The Second Circuit drew an interesting—and we anticipate, important—comparison between the true conflict requirement under the international comity doctrine, on one hand, and the foreign sovereign compulsion doctrine, on the other hand. The Second Circuit recognized that a number of courts, including district courts within the Second Circuit, had incorrectly conflated the two. Of most interest to foreign litigants, the Second Circuit emphasized that the true-conflict doctrine requires only that a conflict exist, not that the litigant face the risk of sanctions should it not comply with the foreign country's law.
That represents a notable change. To date, many trial courts have required foreign litigants asserting an international comity defense to demonstrate they will be punished in the foreign country if they fail to comply with the foreign law. In other words, a conflict was not enough; the litigant also had to show that it would be punished. That approach is no longer correct under the Second Circuit's decision, which found that the "exclusive attention" should be on what foreign law facially requires, regardless of "the threat of compulsive sanctions." This approach, the Second Circuit explained, reflects that international "‘comity' is characterized by respect for another country's sovereign authority within its border, not by examination of whether such authority exerts duress-like pressure" on the litigants.
In concluding that a true conflict existed between U.S. and Chinese antitrust law, the Second Circuit also considered "with more than a grain of salt," but nonetheless gave "some weight" to, the statements from the Chinese government as to the proper interpretation of its laws and what requirements those laws imposed on the defendants. The Court then weighed the true conflict together with the other comity factors—including the U.S.'s interest in adjudicating antitrust violations within its jurisdiction with China's interest in regulating its economy within its borders—and held that principles of international comity require dismissal.

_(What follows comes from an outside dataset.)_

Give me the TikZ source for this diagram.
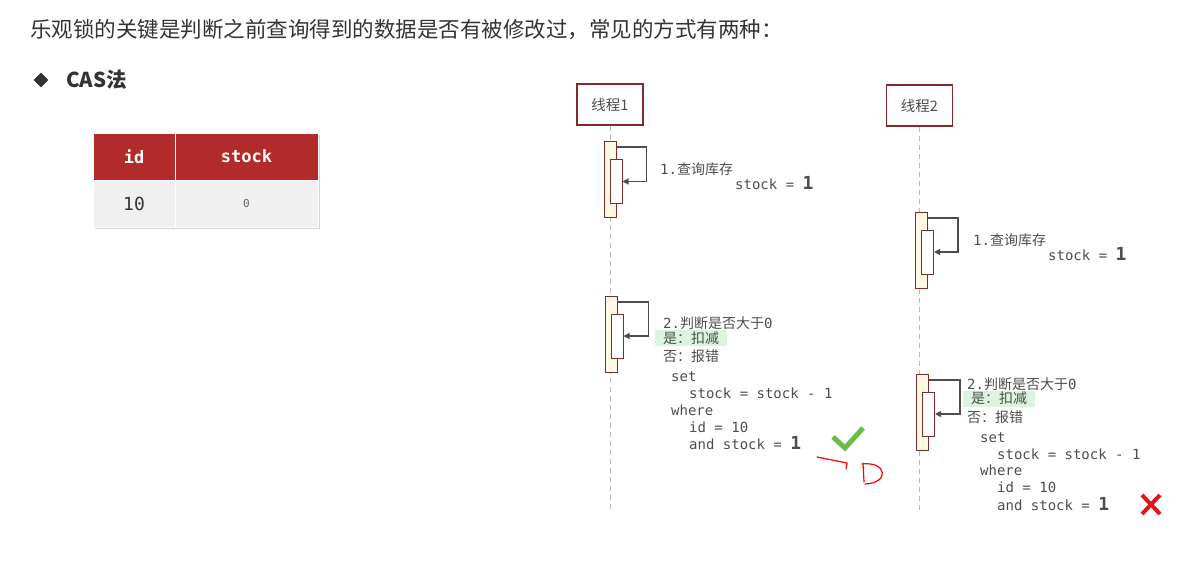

The Second Circuit's decision, however, was not unanimous. The three-judge panel split 2-1, with Judge William J. Nardini writing for the majority. Judge Richard C. Wesley dissented, arguing that no true conflict existed between the relevant U.S. and Chinese laws.
Three Key Takeaways
- The Second Circuit injected new life into the international comity doctrine, and the decision likely is welcome relief to many foreign litigants who find themselves caught between the competing and diverging legal demands of two or more countries.
- Of particular note, the Second Circuit drew a key distinction between the "true conflict" requirement under the international comity doctrine and the foreign sovereign compulsion doctrine, having recognized that a number of courts had incorrectly conflated the two. The true-conflict doctrine requires only for a conflict to exist, not that the litigant face the risk of sanctions should it not comply with the foreign country's law.
- Multinational companies subject to competing national laws should continue to monitor this case and its progeny, and whether the Second Circuit's decision will once again be reviewed by the U.S. Supreme Court. It is noteworthy in this regard, as pointed out by Judge Wesley's dissent, that the Second Circuit's 2016 dismissal was criticized by the U.S. Government's amicus brief to the U.S. Supreme Court as having given "inadequate weight to the interests of the U.S. victims of the alleged price-fixing cartel and to the interests of the United States in enforcement of its antitrust laws" and "too much weight to China's objections."